DATA ENTRIES:
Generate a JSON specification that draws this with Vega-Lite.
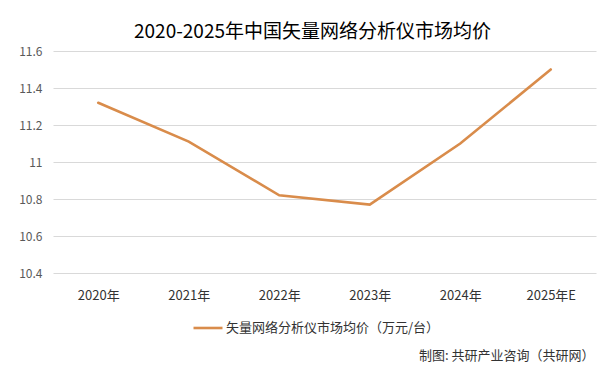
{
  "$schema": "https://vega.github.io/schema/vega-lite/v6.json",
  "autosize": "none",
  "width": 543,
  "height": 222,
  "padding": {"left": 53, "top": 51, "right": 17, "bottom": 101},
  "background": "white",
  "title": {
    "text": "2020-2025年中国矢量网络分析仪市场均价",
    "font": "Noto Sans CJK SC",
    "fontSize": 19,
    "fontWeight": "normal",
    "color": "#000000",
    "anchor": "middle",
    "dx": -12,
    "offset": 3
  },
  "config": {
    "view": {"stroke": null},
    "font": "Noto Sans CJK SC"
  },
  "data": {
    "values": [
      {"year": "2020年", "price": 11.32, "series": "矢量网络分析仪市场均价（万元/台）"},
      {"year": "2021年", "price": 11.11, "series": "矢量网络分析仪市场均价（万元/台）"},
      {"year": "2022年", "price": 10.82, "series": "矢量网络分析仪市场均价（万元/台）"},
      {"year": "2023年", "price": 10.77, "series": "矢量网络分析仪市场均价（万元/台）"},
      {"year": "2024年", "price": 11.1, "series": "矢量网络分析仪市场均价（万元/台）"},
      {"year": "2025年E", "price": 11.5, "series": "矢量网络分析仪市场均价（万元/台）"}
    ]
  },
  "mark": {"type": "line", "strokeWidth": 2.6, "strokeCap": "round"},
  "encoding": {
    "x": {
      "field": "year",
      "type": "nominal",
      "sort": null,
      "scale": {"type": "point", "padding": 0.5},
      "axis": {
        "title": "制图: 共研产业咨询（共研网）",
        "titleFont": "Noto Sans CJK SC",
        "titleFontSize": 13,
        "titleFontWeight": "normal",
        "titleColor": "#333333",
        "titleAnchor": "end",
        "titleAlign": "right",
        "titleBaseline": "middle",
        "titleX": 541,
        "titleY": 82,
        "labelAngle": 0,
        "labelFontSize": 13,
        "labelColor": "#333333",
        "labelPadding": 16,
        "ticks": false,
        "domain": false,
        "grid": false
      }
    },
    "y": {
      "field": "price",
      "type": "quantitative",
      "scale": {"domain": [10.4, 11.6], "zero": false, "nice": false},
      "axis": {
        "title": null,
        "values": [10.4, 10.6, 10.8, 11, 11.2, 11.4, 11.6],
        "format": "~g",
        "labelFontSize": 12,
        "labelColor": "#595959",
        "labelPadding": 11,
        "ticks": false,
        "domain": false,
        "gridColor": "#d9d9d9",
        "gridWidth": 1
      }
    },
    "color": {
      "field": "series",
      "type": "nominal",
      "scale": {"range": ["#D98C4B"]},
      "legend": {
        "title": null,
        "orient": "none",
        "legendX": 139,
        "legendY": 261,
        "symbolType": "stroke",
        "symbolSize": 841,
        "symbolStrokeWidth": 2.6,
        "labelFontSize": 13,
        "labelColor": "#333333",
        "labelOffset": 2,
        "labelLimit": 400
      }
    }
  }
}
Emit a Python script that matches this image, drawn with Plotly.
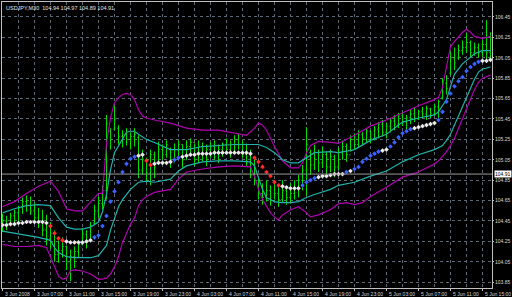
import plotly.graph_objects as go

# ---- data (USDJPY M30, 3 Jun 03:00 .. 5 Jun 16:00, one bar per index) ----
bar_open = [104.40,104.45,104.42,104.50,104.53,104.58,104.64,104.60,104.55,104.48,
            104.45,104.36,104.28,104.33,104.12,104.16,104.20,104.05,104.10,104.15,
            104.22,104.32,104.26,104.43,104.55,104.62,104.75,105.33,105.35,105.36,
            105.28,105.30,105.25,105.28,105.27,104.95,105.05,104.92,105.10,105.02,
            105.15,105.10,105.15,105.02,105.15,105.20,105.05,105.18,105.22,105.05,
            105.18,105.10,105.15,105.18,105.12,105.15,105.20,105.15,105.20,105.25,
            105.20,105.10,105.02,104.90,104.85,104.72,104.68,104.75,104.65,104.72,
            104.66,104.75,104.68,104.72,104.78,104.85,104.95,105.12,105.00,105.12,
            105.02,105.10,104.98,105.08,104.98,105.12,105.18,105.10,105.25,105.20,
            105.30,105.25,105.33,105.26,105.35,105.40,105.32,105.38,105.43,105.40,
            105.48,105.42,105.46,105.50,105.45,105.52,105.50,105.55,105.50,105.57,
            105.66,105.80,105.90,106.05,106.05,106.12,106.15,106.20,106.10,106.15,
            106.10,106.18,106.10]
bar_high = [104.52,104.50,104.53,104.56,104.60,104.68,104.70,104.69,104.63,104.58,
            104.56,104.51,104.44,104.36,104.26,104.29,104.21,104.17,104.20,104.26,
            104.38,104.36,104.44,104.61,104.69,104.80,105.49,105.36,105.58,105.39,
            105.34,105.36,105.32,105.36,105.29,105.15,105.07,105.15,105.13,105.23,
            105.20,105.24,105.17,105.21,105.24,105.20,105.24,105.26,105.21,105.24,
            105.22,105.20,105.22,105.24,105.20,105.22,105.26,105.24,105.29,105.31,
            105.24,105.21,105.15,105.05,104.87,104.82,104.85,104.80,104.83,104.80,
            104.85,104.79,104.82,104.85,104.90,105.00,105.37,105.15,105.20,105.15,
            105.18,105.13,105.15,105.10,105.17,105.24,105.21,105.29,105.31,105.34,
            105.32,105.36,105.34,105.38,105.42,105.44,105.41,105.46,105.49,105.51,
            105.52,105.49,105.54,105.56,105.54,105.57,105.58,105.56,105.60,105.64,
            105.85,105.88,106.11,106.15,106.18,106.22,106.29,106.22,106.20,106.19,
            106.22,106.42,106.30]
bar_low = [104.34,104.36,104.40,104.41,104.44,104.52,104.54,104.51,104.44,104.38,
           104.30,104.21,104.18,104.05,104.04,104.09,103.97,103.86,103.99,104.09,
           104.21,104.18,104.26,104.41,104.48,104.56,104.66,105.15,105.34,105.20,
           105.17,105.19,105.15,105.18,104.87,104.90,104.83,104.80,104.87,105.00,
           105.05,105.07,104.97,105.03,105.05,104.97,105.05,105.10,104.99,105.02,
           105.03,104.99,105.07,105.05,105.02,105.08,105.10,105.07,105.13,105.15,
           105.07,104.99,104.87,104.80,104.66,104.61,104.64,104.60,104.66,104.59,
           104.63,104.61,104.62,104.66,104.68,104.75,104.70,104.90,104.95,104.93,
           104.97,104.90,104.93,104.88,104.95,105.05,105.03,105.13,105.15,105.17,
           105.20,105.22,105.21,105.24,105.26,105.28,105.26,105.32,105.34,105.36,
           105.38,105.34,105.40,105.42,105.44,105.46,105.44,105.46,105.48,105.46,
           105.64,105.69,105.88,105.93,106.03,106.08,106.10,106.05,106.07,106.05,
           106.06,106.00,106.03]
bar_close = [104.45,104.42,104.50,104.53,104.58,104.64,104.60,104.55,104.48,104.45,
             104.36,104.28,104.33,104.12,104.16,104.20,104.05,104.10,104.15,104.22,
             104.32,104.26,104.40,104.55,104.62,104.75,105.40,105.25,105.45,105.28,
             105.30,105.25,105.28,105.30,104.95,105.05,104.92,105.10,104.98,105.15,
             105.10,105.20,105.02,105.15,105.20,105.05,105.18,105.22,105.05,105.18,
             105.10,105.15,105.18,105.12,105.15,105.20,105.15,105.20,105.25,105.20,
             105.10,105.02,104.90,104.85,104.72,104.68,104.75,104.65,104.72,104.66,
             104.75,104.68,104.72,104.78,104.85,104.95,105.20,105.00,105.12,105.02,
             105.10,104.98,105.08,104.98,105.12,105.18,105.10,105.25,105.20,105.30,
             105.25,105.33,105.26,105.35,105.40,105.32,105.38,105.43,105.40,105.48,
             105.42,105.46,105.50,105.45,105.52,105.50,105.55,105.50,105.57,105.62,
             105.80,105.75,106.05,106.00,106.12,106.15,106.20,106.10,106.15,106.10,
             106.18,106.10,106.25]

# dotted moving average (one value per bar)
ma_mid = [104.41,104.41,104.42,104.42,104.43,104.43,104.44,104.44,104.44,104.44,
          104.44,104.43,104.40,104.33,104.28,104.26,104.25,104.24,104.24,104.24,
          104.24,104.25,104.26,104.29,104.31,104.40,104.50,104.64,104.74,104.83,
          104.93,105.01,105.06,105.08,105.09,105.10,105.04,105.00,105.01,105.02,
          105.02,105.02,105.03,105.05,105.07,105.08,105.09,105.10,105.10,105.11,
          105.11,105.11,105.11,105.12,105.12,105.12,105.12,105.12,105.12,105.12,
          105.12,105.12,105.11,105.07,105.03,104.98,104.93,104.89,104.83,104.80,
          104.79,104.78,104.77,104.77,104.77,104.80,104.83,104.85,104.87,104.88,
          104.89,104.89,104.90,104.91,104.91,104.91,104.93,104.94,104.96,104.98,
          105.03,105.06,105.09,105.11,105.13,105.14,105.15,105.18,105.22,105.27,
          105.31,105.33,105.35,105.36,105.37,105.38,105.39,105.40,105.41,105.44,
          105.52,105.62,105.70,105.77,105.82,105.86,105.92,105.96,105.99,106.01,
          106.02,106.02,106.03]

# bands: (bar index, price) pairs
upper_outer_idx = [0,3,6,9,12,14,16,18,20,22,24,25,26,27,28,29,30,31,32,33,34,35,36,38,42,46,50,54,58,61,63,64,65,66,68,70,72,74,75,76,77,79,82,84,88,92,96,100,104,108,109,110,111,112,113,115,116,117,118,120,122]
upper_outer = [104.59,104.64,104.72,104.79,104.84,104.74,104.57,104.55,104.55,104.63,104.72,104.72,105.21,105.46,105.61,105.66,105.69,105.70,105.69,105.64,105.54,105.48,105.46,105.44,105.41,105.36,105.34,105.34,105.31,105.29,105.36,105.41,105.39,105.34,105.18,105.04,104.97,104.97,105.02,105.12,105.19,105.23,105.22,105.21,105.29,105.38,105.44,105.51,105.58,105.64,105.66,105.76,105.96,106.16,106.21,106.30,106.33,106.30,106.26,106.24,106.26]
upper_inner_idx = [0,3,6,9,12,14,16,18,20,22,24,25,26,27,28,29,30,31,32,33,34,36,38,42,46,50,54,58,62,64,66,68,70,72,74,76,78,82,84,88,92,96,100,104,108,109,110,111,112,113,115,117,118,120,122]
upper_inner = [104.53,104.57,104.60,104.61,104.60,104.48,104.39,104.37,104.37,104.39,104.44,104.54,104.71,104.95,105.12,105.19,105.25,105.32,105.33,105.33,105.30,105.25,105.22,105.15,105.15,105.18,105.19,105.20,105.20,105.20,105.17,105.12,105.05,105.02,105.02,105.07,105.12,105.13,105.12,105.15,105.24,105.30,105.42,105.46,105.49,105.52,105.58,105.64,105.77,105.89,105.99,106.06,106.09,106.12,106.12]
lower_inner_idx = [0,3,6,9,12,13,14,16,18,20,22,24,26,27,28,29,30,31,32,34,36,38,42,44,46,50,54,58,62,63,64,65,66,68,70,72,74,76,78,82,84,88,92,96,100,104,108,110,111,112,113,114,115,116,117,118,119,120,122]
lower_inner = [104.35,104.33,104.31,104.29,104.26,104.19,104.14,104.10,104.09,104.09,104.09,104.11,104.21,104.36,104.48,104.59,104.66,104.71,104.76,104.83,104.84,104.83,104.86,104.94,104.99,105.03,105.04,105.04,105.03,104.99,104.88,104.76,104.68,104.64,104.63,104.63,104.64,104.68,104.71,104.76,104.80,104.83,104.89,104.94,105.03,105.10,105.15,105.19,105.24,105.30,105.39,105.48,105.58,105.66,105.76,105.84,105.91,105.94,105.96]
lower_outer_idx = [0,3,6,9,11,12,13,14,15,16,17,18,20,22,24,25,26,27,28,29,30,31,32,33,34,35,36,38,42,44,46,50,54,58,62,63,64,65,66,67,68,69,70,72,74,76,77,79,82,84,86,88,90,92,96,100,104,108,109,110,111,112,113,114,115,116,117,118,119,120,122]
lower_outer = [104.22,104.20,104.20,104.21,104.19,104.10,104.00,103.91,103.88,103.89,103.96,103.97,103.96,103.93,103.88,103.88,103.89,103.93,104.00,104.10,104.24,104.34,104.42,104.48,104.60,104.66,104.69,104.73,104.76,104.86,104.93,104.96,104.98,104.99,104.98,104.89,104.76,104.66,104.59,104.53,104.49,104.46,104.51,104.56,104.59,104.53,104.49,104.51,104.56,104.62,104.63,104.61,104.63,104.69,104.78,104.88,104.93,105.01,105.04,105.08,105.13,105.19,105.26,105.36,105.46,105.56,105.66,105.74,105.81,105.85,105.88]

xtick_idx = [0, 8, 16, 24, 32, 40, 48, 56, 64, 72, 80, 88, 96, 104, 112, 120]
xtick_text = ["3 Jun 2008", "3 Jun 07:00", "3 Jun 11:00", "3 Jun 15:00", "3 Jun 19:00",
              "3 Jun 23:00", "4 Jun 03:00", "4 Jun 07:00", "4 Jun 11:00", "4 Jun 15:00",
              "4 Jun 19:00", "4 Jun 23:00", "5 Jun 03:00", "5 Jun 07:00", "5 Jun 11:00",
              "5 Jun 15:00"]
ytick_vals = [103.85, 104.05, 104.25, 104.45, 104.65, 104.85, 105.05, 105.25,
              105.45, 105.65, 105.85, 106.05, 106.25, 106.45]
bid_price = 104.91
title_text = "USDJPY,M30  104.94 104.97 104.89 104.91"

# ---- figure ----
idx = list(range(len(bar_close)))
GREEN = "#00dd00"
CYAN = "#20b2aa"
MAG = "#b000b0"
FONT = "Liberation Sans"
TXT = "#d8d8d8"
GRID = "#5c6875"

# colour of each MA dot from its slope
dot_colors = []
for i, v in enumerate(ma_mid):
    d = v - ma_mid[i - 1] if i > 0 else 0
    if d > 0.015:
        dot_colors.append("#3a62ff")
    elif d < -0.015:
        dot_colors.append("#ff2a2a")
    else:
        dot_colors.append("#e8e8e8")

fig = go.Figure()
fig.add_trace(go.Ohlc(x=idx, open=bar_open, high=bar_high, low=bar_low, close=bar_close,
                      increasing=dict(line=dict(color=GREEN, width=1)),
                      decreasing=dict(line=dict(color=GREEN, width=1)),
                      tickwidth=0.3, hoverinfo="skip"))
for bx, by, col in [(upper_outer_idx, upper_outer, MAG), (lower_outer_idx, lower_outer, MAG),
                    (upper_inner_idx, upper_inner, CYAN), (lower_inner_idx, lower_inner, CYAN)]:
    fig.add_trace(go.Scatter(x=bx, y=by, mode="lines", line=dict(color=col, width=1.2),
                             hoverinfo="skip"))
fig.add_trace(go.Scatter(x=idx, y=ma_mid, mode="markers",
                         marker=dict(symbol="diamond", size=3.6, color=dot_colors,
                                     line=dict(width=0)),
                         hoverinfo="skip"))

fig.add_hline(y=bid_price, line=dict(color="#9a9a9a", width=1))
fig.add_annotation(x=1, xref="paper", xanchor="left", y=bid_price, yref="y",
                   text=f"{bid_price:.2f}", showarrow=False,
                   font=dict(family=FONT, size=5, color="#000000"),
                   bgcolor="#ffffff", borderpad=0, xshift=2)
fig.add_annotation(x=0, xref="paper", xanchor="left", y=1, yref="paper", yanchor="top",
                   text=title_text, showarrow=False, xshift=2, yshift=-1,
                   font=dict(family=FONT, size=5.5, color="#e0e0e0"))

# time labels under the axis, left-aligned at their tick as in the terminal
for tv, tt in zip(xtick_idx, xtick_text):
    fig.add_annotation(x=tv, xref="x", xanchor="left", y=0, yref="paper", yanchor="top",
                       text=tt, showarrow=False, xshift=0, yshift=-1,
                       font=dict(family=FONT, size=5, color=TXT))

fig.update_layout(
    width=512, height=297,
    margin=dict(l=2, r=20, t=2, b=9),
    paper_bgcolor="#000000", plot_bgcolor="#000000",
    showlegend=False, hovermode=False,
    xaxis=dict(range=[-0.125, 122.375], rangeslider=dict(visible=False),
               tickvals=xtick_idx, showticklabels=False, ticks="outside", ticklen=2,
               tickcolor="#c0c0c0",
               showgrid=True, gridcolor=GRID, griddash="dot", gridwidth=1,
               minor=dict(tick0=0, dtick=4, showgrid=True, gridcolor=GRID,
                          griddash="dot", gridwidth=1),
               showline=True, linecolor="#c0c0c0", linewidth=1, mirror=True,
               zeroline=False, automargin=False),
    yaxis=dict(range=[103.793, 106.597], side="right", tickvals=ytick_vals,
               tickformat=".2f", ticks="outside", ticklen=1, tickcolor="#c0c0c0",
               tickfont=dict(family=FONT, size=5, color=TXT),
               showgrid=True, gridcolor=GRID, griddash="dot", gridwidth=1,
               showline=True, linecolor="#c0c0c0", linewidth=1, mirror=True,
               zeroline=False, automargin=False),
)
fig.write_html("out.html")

WORK REQUIRED: List every line in the records above that contains the word "this".

THE RESULT:
Generate a JSON specification that draws this with Vega-Lite.
Emit a Python script that matches this image, drawn with Plotly.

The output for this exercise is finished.